Coca-Cola Thrives Amid Shifting Consumer Tastes: What’s Next?

Consumers in the U.S. are increasingly avoiding sodas, influenced by the popularity of weight loss drugs and non-alcoholic alternatives. Despite this trend, Coca-Cola reported strong earnings for the second quarter, supported by robust global demand for its products, leading the beverage company to revise its full-year guidance upwards.

CEO James Quincey expressed optimism about the company’s second-quarter performance, highlighting solid revenue and operating income growth amid changing market conditions.

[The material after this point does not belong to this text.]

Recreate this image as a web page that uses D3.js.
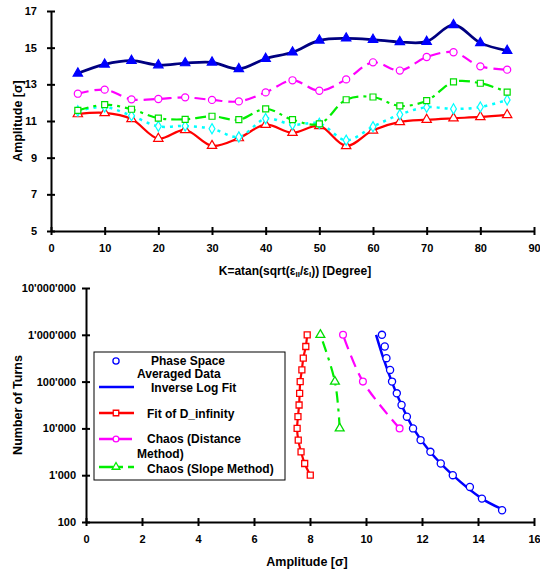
<!DOCTYPE html>
<html><head><meta charset="utf-8">
<script src="https://cdn.jsdelivr.net/npm/d3@7"></script>
<style>
body{margin:0;background:#fff;}
svg{display:block;font-family:"Liberation Sans",Arial,sans-serif;font-weight:bold;}
</style></head>
<body><svg id="c" width="540" height="570"></svg>
<script>
// ---------- Top chart data ----------
const kAngles = [5,10,15,20,25,30,35,40,45,50,55,60,65,70,75,80,85];
const navySeries   = [13.6,14.09,14.29,14.05,14.16,14.2,13.84,14.4,14.75,15.4,15.51,15.44,15.31,15.33,16.24,15.26,14.84];
const magentaSeries= [12.49,12.71,12.18,12.2,12.29,12.15,12.07,12.56,13.22,12.65,13.27,14.2,13.75,14.49,14.75,13.98,13.8];
const greenSeries  = [11.58,11.89,11.64,11.16,11.09,11.26,11.07,11.66,11.07,10.84,12.16,12.31,11.82,12.11,13.13,13.06,12.58];
const cyanSeries   = [11.55,11.76,11.29,10.71,10.73,10.58,10.13,11.13,10.8,10.87,9.95,10.69,11.35,11.75,11.66,11.76,12.15];
const redSeries    = [11.38,11.44,11.11,10.04,10.51,9.65,10.07,10.8,10.36,10.73,9.64,10.49,10.95,11.07,11.15,11.22,11.33];
const topXTicks = [0,10,20,30,40,50,60,70,80,90];
const topYTicks = [5,7,9,11,13,15,17];

// ---------- Bottom chart data ----------
const phaseTurns = [178,316,562,1000,1778,3162,5623,10000,17783,31623,56234,100000,177828,316228,562341,1000000];
const phaseAmp   = [14.86,14.14,13.71,13.1,12.67,12.3,11.95,11.68,11.46,11.27,11.1,10.93,10.86,10.73,10.67,10.57];
const fitTurns   = [195,316,1000,3162,10000,31623,100000,316228,1000000];
const fitAmp     = [14.8,14.14,13.1,12.29,11.69,11.27,10.92,10.62,10.36];
const dinfTurns  = [1000,1778,3162,5623,10000,17783,31623,56234,100000,177828,316228,562341,1000000];
const dinfAmp    = [8.01,7.81,7.68,7.58,7.54,7.57,7.61,7.63,7.65,7.71,7.76,7.85,7.9];
const distTurns  = [10000,100000,1000000];
const distAmp    = [11.2,9.89,9.18];
const slopeTurns = [10000,100000,1000000];
const slopeAmp   = [9.06,8.89,8.37];
const botXTicks = [0,2,4,6,8,10,12,14,16];
const botYTicks = [100,1000,10000,100000,1000000,10000000];

const svg = d3.select("#c");
const loc = d3.formatLocale({decimal:".",thousands:"'",grouping:[3],currency:["",""]});
const fmtT = loc.format(",d");

function styleAxis(g, orient){
  g.select(".domain").attr("stroke","#000").attr("stroke-width",2);
  g.selectAll(".tick line").attr("stroke","#000").attr("stroke-width",2);
  if(orient==="left") g.selectAll(".tick line").attr("x1",-4).attr("x2",4);
  else g.selectAll(".tick line").attr("y1",-4).attr("y2",4);
  g.selectAll("text").attr("font-size",11).attr("font-weight","bold").attr("fill","#000")
   .attr("font-family","'Liberation Sans',Arial,sans-serif");
}

// ============ TOP CHART ============
const xT = d3.scaleLinear().domain([0,90]).range([51,534]);
const yT = d3.scaleLinear().domain([5,17]).range([231,11]);

const gTop = svg.append("g");
gTop.append("g").attr("transform","translate(0,231)")
  .call(d3.axisBottom(xT).tickValues(topXTicks).tickSizeInner(4).tickSizeOuter(0).tickPadding(9))
  .call(g=>styleAxis(g,"bottom"));
gTop.append("g").attr("transform","translate(51,0)")
  .call(d3.axisLeft(yT).tickValues(topYTicks).tickSizeInner(4).tickSizeOuter(0).tickPadding(10))
  .call(g=>styleAxis(g,"left"));

const topCurve = d3.curveCatmullRom.alpha(0.5);
const topSeries = [
  {vals:redSeries, color:"#ff0000", dash:null, w:2.2, marker:"tri", fill:"#fff", mcolor:"#ff0000"},
  {vals:cyanSeries, color:"#00ffff", dash:"3,5", w:2.5, marker:"diamond", fill:"#fff", mcolor:"#00ffff"},
  {vals:greenSeries, color:"#00ee00", dash:"11,5,3,5", w:2.2, marker:"square", fill:"#fff", mcolor:"#00dd00"},
  {vals:magentaSeries, color:"#ff00ff", dash:"11,6", w:2.2, marker:"circle", fill:"#fff", mcolor:"#ff00ff"},
  {vals:navySeries, color:"#000080", dash:null, w:2.7, marker:"tri", fill:"#0000ff", mcolor:"#0000ff"}
];
const symType = {tri:d3.symbolTriangle, diamond:d3.symbolDiamond, square:d3.symbolSquare, circle:d3.symbolCircle};
const symSize = {tri:38, diamond:30, square:36, circle:40};

topSeries.forEach(s=>{
  const pts = kAngles.map((k,i)=>[xT(k), yT(s.vals[i])]);
  gTop.append("path").attr("d", d3.line().curve(topCurve)(pts))
    .attr("fill","none").attr("stroke",s.color).attr("stroke-width",s.w)
    .attr("stroke-dasharray",s.dash);
  gTop.selectAll(null).data(kAngles).enter().append("path")
    .attr("transform",(k,i)=>`translate(${xT(k)},${yT(s.vals[i])})`)
    .attr("d", d3.symbol().type(symType[s.marker]).size(symSize[s.marker]))
    .attr("fill",s.fill).attr("stroke",s.mcolor).attr("stroke-width",1.2);
});

// top axis titles
svg.append("text").attr("transform","translate(22,121) rotate(-90)")
  .attr("text-anchor","middle").attr("font-size",12.5).text("Amplitude [σ]");
const tx = svg.append("text").attr("x",295).attr("y",275).attr("text-anchor","middle").attr("font-size",12);
tx.append("tspan").text("K=atan(sqrt(ε");
tx.append("tspan").attr("font-size",8).attr("dy",2).text("II");
tx.append("tspan").attr("dy",-2).text("/ε");
tx.append("tspan").attr("font-size",8).attr("dy",2).text("I");
tx.append("tspan").attr("dy",-2).text(")) [Degree]");

// ============ BOTTOM CHART ============
const xB = d3.scaleLinear().domain([0,16]).range([86,534]);
const yB = d3.scaleLog().domain([100,1e7]).range([522,288]);

const gBot = svg.append("g");
gBot.append("g").attr("transform","translate(0,522)")
  .call(d3.axisBottom(xB).tickValues(botXTicks).tickSizeInner(4).tickSizeOuter(0).tickPadding(9))
  .call(g=>styleAxis(g,"bottom"));
gBot.append("g").attr("transform","translate(86,0)")
  .call(d3.axisLeft(yB).tickValues(botYTicks).tickFormat(fmtT).tickSizeInner(4).tickSizeOuter(0).tickPadding(6))
  .call(g=>styleAxis(g,"left"));

const bc = d3.curveCatmullRom.alpha(0.5);
function botLine(turns, amps, color, dash, w){
  const pts = turns.map((t,i)=>[xB(amps[i]), yB(t)]);
  gBot.append("path").attr("d", d3.line().curve(bc)(pts))
    .attr("fill","none").attr("stroke",color).attr("stroke-width",w).attr("stroke-dasharray",dash);
}
function botMarks(turns, amps, type, size, color){
  gBot.selectAll(null).data(turns).enter().append("path")
    .attr("transform",(t,i)=>`translate(${xB(amps[i])},${yB(t)})`)
    .attr("d", d3.symbol().type(type).size(size))
    .attr("fill","#fff").attr("stroke",color).attr("stroke-width",1.3);
}
botLine(fitTurns, fitAmp, "#0000ff", null, 2.5);
botLine(dinfTurns, dinfAmp, "#ff0000", null, 2.2);
botLine(distTurns, distAmp, "#ff00ff", "12,7", 2.2);
botLine(slopeTurns, slopeAmp, "#00ee00", "11,6,3,6", 2.2);
botMarks(phaseTurns, phaseAmp, d3.symbolCircle, 40, "#0000ff");
botMarks(dinfTurns, dinfAmp, d3.symbolSquare, 36, "#ff0000");
botMarks(distTurns, distAmp, d3.symbolCircle, 36, "#ff00ff");
botMarks(slopeTurns, slopeAmp, d3.symbolTriangle, 34, "#00dd00");

svg.append("text").attr("transform","translate(22,405) rotate(-90)")
  .attr("text-anchor","middle").attr("font-size",12.5).text("Number of Turns");
svg.append("text").attr("x",307).attr("y",566).attr("text-anchor","middle").attr("font-size",12.5).text("Amplitude [σ]");

// ---------- Legend ----------
const lg = svg.append("g");
lg.append("rect").attr("x",94).attr("y",352).attr("width",191).attr("height",128)
  .attr("fill","#fff").attr("stroke","#000").attr("stroke-width",1);
const legendItems = [
  {y:361, ty:364.5, text:"Phase Space", tx:151, line:false, color:"#0000ff", sym:d3.symbolCircle, sz:30},
  {y:387, ty:392, text:"Inverse Log Fit", tx:151, line:true, dash:null, color:"#0000ff", sym:null},
  {y:413, ty:417.5, text:"Fit of D_infinity", tx:147, line:true, dash:null, color:"#ff0000", sym:d3.symbolSquare, sz:30},
  {y:439, ty:443, text:"Chaos (Distance", tx:147, line:true, dash:"14,5", color:"#ff00ff", sym:d3.symbolCircle, sz:26},
  {y:467, ty:472.5, text:"Chaos (Slope Method)", tx:147, line:true, dash:"14,5,5,5", color:"#00ee00", sym:d3.symbolTriangle, sz:26}
];
legendItems.forEach(it=>{
  if(it.line) lg.append("line").attr("x1",99).attr("x2",134).attr("y1",it.y).attr("y2",it.y)
    .attr("stroke",it.color).attr("stroke-width",2.5).attr("stroke-dasharray",it.dash);
  if(it.sym) lg.append("path").attr("transform",`translate(116,${it.y})`)
    .attr("d",d3.symbol().type(it.sym).size(it.sz)).attr("fill","#fff").attr("stroke",it.color).attr("stroke-width",1.3);
  lg.append("text").attr("x",it.tx).attr("y",it.ty).attr("font-size",12).text(it.text);
});
lg.append("text").attr("x",137).attr("y",378).attr("font-size",12).text("Averaged Data");
lg.append("text").attr("x",137).attr("y",458).attr("font-size",12).text("Method)");
</script></body></html>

Nevertheless, Coca-Cola experienced a 1% decline in volume sales in North America for the quarter. Quincey attributed this decrease to a slump in “away-from-home channels,” which include beverages like water, sports drinks, coffee, tea, and soda. However, this decline was somewhat mitigated by the success of Fairlife milk and the Coca-Cola brand itself, which ranked first and second in retail sales growth.

To counteract the drop in sales, Coca-Cola is collaborating with food chains to incorporate its sodas into combo meal offerings. Reports indicate that the company is partnering with McDonald’s to enhance the fast-food chain’s $5 meal deal, which includes a soft drink.

Coca-Cola surpassed Wall Street expectations with second-quarter revenues of $12.4 billion, translating to approximately $0.84 per share. Analysts had predicted revenues of around $11.76 billion, or about $0.81 per share.

The company has adjusted its forecast for organic revenue growth to between 9% and 10%, an increase from its previous estimate of 8% to 9%.

Similarly, Pepsi is facing challenges in appealing to U.S. consumers, who are leaning towards products that emphasize weight loss and healthier lifestyles. A Gallup poll indicates a significant decline in alcohol consumption among young adults in the U.S. In early July, Pepsi attributed its lackluster second-quarter results to several product recalls.